**What to work on**
Quote every line below exactly and skip any picture.

**Stored data**
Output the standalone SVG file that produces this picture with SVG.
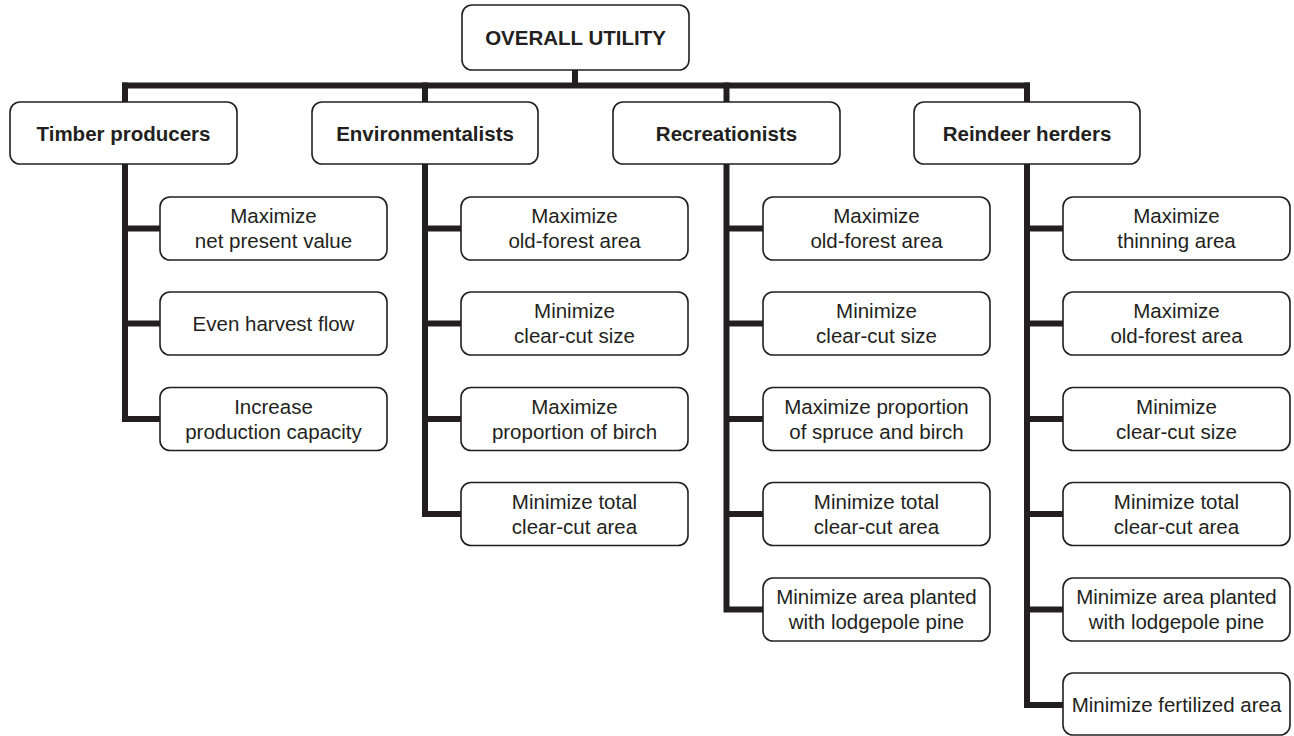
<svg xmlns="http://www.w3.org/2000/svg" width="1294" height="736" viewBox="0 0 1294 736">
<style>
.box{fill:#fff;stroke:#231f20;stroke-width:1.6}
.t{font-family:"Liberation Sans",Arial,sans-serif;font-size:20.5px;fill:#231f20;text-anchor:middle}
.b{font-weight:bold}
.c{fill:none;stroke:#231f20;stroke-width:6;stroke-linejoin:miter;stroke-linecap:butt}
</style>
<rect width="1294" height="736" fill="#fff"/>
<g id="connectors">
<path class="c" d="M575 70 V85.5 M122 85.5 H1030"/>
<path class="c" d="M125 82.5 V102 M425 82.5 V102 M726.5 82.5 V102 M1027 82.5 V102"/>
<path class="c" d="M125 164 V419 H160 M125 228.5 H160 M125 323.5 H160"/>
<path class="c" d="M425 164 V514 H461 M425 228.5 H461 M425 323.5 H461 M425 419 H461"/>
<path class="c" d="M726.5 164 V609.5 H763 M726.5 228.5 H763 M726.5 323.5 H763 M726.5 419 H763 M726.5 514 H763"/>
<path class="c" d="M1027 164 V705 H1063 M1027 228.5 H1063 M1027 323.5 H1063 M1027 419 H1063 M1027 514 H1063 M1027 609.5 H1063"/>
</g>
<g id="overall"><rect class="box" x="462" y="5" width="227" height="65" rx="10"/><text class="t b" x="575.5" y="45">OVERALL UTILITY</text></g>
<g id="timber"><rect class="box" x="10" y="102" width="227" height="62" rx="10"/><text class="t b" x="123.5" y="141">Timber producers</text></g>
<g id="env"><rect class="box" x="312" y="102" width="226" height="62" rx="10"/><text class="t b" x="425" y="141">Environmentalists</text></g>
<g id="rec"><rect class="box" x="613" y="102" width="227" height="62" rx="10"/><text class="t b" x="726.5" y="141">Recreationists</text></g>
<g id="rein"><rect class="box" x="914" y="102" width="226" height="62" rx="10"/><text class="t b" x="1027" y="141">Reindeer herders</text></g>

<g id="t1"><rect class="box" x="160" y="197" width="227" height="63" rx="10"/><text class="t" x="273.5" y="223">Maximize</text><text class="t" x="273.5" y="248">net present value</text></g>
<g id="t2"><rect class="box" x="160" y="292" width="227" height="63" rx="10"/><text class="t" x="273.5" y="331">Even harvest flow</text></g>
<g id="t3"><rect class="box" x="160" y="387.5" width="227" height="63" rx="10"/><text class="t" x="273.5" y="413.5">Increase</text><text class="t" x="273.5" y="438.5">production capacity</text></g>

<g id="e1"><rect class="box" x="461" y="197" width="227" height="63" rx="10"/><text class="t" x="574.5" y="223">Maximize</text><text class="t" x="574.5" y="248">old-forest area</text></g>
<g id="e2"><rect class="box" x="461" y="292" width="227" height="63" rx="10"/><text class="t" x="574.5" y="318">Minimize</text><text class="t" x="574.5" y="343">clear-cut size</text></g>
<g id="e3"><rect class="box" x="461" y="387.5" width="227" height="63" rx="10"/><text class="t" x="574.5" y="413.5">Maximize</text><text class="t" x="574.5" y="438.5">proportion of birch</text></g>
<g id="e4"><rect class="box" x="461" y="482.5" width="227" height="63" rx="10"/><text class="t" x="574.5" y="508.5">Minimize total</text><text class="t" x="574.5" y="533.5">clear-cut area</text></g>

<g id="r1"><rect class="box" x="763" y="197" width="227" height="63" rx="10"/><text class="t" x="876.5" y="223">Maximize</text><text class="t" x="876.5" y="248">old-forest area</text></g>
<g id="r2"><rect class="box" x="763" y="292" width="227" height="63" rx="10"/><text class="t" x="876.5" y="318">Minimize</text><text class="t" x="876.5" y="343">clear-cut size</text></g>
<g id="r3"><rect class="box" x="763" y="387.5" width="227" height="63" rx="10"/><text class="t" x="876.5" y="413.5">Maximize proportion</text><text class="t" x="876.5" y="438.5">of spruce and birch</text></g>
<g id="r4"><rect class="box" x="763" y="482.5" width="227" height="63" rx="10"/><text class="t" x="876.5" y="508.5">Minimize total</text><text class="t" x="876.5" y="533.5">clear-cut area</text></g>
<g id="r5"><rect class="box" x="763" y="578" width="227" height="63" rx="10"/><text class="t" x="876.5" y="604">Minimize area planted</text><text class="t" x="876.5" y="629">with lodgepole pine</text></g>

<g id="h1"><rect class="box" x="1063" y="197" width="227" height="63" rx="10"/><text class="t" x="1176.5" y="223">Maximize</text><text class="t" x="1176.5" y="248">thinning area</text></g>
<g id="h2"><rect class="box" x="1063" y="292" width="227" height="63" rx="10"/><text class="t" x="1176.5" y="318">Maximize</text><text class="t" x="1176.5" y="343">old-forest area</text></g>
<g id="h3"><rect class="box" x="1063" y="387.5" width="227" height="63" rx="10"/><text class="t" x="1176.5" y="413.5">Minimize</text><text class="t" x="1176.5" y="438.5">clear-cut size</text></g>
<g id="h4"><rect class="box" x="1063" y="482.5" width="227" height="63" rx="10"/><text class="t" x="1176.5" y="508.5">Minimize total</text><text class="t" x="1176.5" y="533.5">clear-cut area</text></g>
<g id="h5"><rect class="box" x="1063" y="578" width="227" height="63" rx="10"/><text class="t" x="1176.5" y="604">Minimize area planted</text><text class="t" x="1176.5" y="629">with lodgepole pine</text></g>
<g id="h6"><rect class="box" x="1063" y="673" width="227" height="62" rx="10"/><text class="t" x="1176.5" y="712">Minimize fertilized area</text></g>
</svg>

**Exercise result**
Output the standalone SVG file that produces this picture with SVG.
<svg xmlns="http://www.w3.org/2000/svg" width="1294" height="736" viewBox="0 0 1294 736">
<style>
.box{fill:#fff;stroke:#231f20;stroke-width:1.6}
.t{font-family:"Liberation Sans",Arial,sans-serif;font-size:20.5px;fill:#231f20;text-anchor:middle}
.b{font-weight:bold}
.c{fill:none;stroke:#231f20;stroke-width:6;stroke-linejoin:miter;stroke-linecap:butt}
</style>
<rect width="1294" height="736" fill="#fff"/>
<g id="connectors">
<path class="c" d="M575 70 V85.5 M122 85.5 H1030"/>
<path class="c" d="M125 82.5 V102 M425 82.5 V102 M726.5 82.5 V102 M1027 82.5 V102"/>
<path class="c" d="M125 164 V419 H160 M125 228.5 H160 M125 323.5 H160"/>
<path class="c" d="M425 164 V514 H461 M425 228.5 H461 M425 323.5 H461 M425 419 H461"/>
<path class="c" d="M726.5 164 V609.5 H763 M726.5 228.5 H763 M726.5 323.5 H763 M726.5 419 H763 M726.5 514 H763"/>
<path class="c" d="M1027 164 V705 H1063 M1027 228.5 H1063 M1027 323.5 H1063 M1027 419 H1063 M1027 514 H1063 M1027 609.5 H1063"/>
</g>
<g id="overall"><rect class="box" x="462" y="5" width="227" height="65" rx="10"/><text class="t b" x="575.5" y="45">OVERALL UTILITY</text></g>
<g id="timber"><rect class="box" x="10" y="102" width="227" height="62" rx="10"/><text class="t b" x="123.5" y="141">Timber producers</text></g>
<g id="env"><rect class="box" x="312" y="102" width="226" height="62" rx="10"/><text class="t b" x="425" y="141">Environmentalists</text></g>
<g id="rec"><rect class="box" x="613" y="102" width="227" height="62" rx="10"/><text class="t b" x="726.5" y="141">Recreationists</text></g>
<g id="rein"><rect class="box" x="914" y="102" width="226" height="62" rx="10"/><text class="t b" x="1027" y="141">Reindeer herders</text></g>

<g id="t1"><rect class="box" x="160" y="197" width="227" height="63" rx="10"/><text class="t" x="273.5" y="223">Maximize</text><text class="t" x="273.5" y="248">net present value</text></g>
<g id="t2"><rect class="box" x="160" y="292" width="227" height="63" rx="10"/><text class="t" x="273.5" y="331">Even harvest flow</text></g>
<g id="t3"><rect class="box" x="160" y="387.5" width="227" height="63" rx="10"/><text class="t" x="273.5" y="413.5">Increase</text><text class="t" x="273.5" y="438.5">production capacity</text></g>

<g id="e1"><rect class="box" x="461" y="197" width="227" height="63" rx="10"/><text class="t" x="574.5" y="223">Maximize</text><text class="t" x="574.5" y="248">old-forest area</text></g>
<g id="e2"><rect class="box" x="461" y="292" width="227" height="63" rx="10"/><text class="t" x="574.5" y="318">Minimize</text><text class="t" x="574.5" y="343">clear-cut size</text></g>
<g id="e3"><rect class="box" x="461" y="387.5" width="227" height="63" rx="10"/><text class="t" x="574.5" y="413.5">Maximize</text><text class="t" x="574.5" y="438.5">proportion of birch</text></g>
<g id="e4"><rect class="box" x="461" y="482.5" width="227" height="63" rx="10"/><text class="t" x="574.5" y="508.5">Minimize total</text><text class="t" x="574.5" y="533.5">clear-cut area</text></g>

<g id="r1"><rect class="box" x="763" y="197" width="227" height="63" rx="10"/><text class="t" x="876.5" y="223">Maximize</text><text class="t" x="876.5" y="248">old-forest area</text></g>
<g id="r2"><rect class="box" x="763" y="292" width="227" height="63" rx="10"/><text class="t" x="876.5" y="318">Minimize</text><text class="t" x="876.5" y="343">clear-cut size</text></g>
<g id="r3"><rect class="box" x="763" y="387.5" width="227" height="63" rx="10"/><text class="t" x="876.5" y="413.5">Maximize proportion</text><text class="t" x="876.5" y="438.5">of spruce and birch</text></g>
<g id="r4"><rect class="box" x="763" y="482.5" width="227" height="63" rx="10"/><text class="t" x="876.5" y="508.5">Minimize total</text><text class="t" x="876.5" y="533.5">clear-cut area</text></g>
<g id="r5"><rect class="box" x="763" y="578" width="227" height="63" rx="10"/><text class="t" x="876.5" y="604">Minimize area planted</text><text class="t" x="876.5" y="629">with lodgepole pine</text></g>

<g id="h1"><rect class="box" x="1063" y="197" width="227" height="63" rx="10"/><text class="t" x="1176.5" y="223">Maximize</text><text class="t" x="1176.5" y="248">thinning area</text></g>
<g id="h2"><rect class="box" x="1063" y="292" width="227" height="63" rx="10"/><text class="t" x="1176.5" y="318">Maximize</text><text class="t" x="1176.5" y="343">old-forest area</text></g>
<g id="h3"><rect class="box" x="1063" y="387.5" width="227" height="63" rx="10"/><text class="t" x="1176.5" y="413.5">Minimize</text><text class="t" x="1176.5" y="438.5">clear-cut size</text></g>
<g id="h4"><rect class="box" x="1063" y="482.5" width="227" height="63" rx="10"/><text class="t" x="1176.5" y="508.5">Minimize total</text><text class="t" x="1176.5" y="533.5">clear-cut area</text></g>
<g id="h5"><rect class="box" x="1063" y="578" width="227" height="63" rx="10"/><text class="t" x="1176.5" y="604">Minimize area planted</text><text class="t" x="1176.5" y="629">with lodgepole pine</text></g>
<g id="h6"><rect class="box" x="1063" y="673" width="227" height="62" rx="10"/><text class="t" x="1176.5" y="712">Minimize fertilized area</text></g>
</svg>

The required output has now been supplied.